I introduce many of these concepts on this blog. You can check out my article PERMA: 5 Areas to focus on for a Happier Life for a summary, but some examples include:
Building positive relationships and spending time with people you love.
Working on activities that keep you engaged.
Rediscovering your life's meaning.
Finding out what your True Strengths are and using them.
Spending time being kind and practicing gratitude.
Learning the art of Savouring, and really enjoying your daily existence
This may be unfamiliar concepts for you right now, so I hope you check them out on this blog.
Wait a minute, can everything always have a present and future benefit? What about exams and studying leh?

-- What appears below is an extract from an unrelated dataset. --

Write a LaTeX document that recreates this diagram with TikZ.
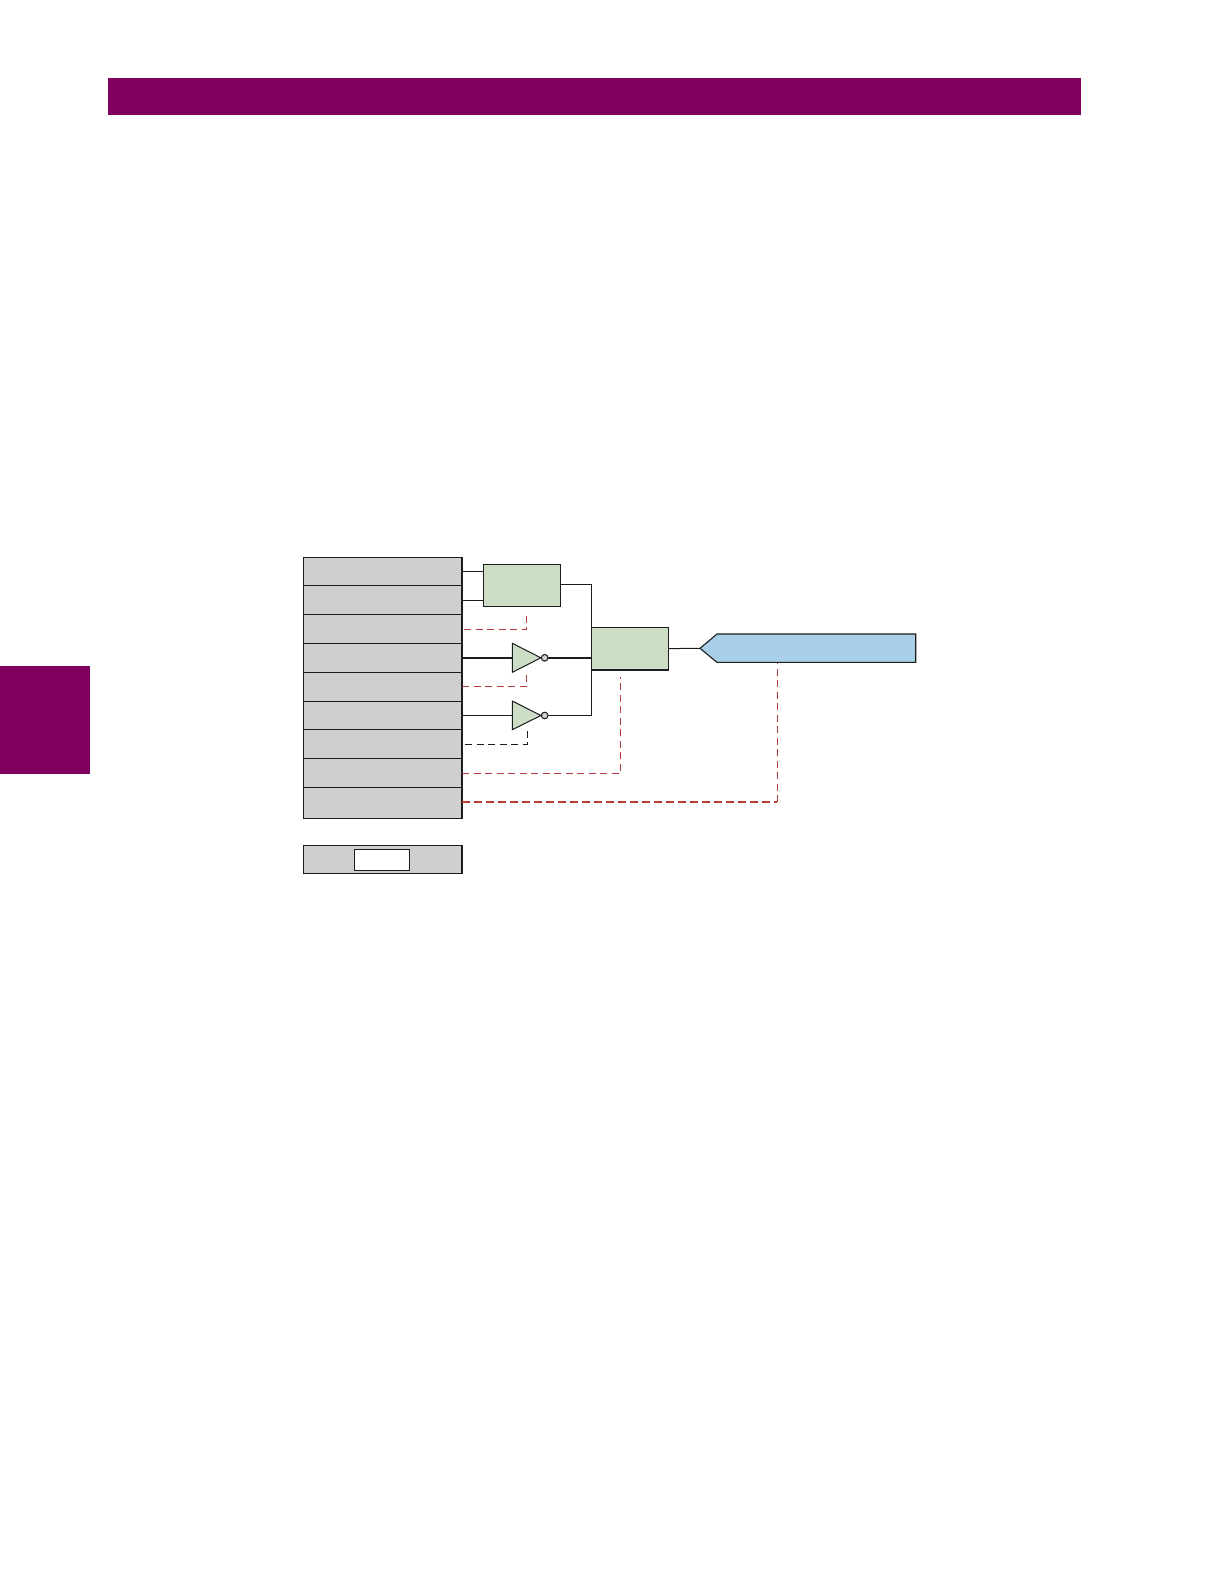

Great question. It isn't always easy to see the benefit of an activity on both the present and future.
For example you all engage in Pleasure Seeking from time to time. Doing things for the sake of the now is totally okay, if done in moderation that is.
Enjoying that happy hour cocktail, or tuning into your favorite tv show or even having that upsized Big Mac meal can help us relax and be happier too.
On the other hand, delaying gratification by sacrificing the present for some future gain (rat racer) is an important concept too. For example, like spending less money now to save up for the future, or skipping a night out to study for upcoming exams.
The main idea is this:
Even when sacrificing the present for a future benefit, the key to happiness is to spend as much of your time now doing things that provide both a present and future benefit.
In closing, you might have heard of this popular adage, "Happiness is the journey, not the destination". Well you now know that it's just rubbish, for Happiness lies in both the journey and the destination.
It might be helpful to do up a chart of your life like this.
As an exercise, think about how much of your time you presently spend in each of these four approaches? If you could envision a better week, what would you be doing differently?